Given task => Reproduce the listing exactly and skip over any pictures.

Data segment =>
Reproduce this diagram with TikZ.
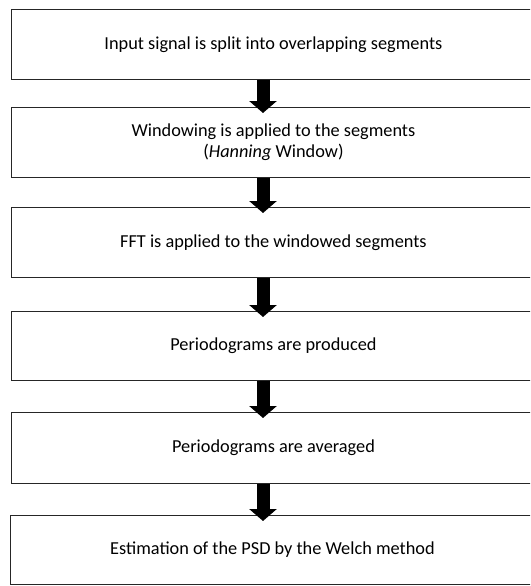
\documentclass[tikz,border=0pt]{standalone}
\usepackage{fontspec}
\setmainfont{Carlito}
\usetikzlibrary{arrows.meta}
\begin{document}
\begin{tikzpicture}[x=1pt,y=-1pt,
  stage/.style={draw=black!85, line width=0.9pt, anchor=north west,
    minimum width=524pt, inner sep=0pt, align=center,
    font=\fontsize{18.3}{21}\selectfont, text=black},
  flow/.style={line width=13pt, -{Triangle[width=27pt,length=12pt]}, black}]
\useasboundingbox (0,0) rectangle (530,586);
\clip (0,0) rectangle (530,586);
% process stages
\node[stage, minimum height=70pt] (s1) at (11,9)   {Input signal is split into overlapping segments};
\node[stage, minimum height=70pt] (s2) at (11,107) {Windowing is applied to the segments\\(\textit{Hanning} Window)};
\node[stage, minimum height=70pt] (s3) at (11,207) {FFT is applied to the windowed segments};
\node[stage, minimum height=69pt] (s4) at (11,311) {Periodograms are produced};
\node[stage, minimum height=71pt] (s5) at (11,412) {Periodograms are averaged};
\node[stage, minimum height=69pt] (s6) at (10,515) {Estimation of the PSD by the Welch method};
% block arrows between stages
\coordinate (ax) at (263,0);
\draw[flow] (s1.south -| ax) -- ([yshift=-6pt]s2.north -| ax);
\draw[flow] (s2.south -| ax) -- ([yshift=-6pt]s3.north -| ax);
\draw[flow] (s3.south -| ax) -- ([yshift=-6pt]s4.north -| ax);
\draw[flow] (s4.south -| ax) -- ([yshift=-6pt]s5.north -| ax);
\draw[flow] (s5.south -| ax) -- ([yshift=-6pt]s6.north -| ax);
\end{tikzpicture}
\end{document}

Exercise output =>
Reproduce this diagram with TikZ.
\documentclass[tikz,border=0pt]{standalone}
\usepackage{fontspec}
\setmainfont{Carlito}
\usetikzlibrary{arrows.meta}
\begin{document}
\begin{tikzpicture}[x=1pt,y=-1pt,
  stage/.style={draw=black!85, line width=0.9pt, anchor=north west,
    minimum width=524pt, inner sep=0pt, align=center,
    font=\fontsize{18.3}{21}\selectfont, text=black},
  flow/.style={line width=13pt, -{Triangle[width=27pt,length=12pt]}, black}]
\useasboundingbox (0,0) rectangle (530,586);
\clip (0,0) rectangle (530,586);
% process stages
\node[stage, minimum height=70pt] (s1) at (11,9)   {Input signal is split into overlapping segments};
\node[stage, minimum height=70pt] (s2) at (11,107) {Windowing is applied to the segments\\(\textit{Hanning} Window)};
\node[stage, minimum height=70pt] (s3) at (11,207) {FFT is applied to the windowed segments};
\node[stage, minimum height=69pt] (s4) at (11,311) {Periodograms are produced};
\node[stage, minimum height=71pt] (s5) at (11,412) {Periodograms are averaged};
\node[stage, minimum height=69pt] (s6) at (10,515) {Estimation of the PSD by the Welch method};
% block arrows between stages
\coordinate (ax) at (263,0);
\draw[flow] (s1.south -| ax) -- ([yshift=-6pt]s2.north -| ax);
\draw[flow] (s2.south -| ax) -- ([yshift=-6pt]s3.north -| ax);
\draw[flow] (s3.south -| ax) -- ([yshift=-6pt]s4.north -| ax);
\draw[flow] (s4.south -| ax) -- ([yshift=-6pt]s5.north -| ax);
\draw[flow] (s5.south -| ax) -- ([yshift=-6pt]s6.north -| ax);
\end{tikzpicture}
\end{document}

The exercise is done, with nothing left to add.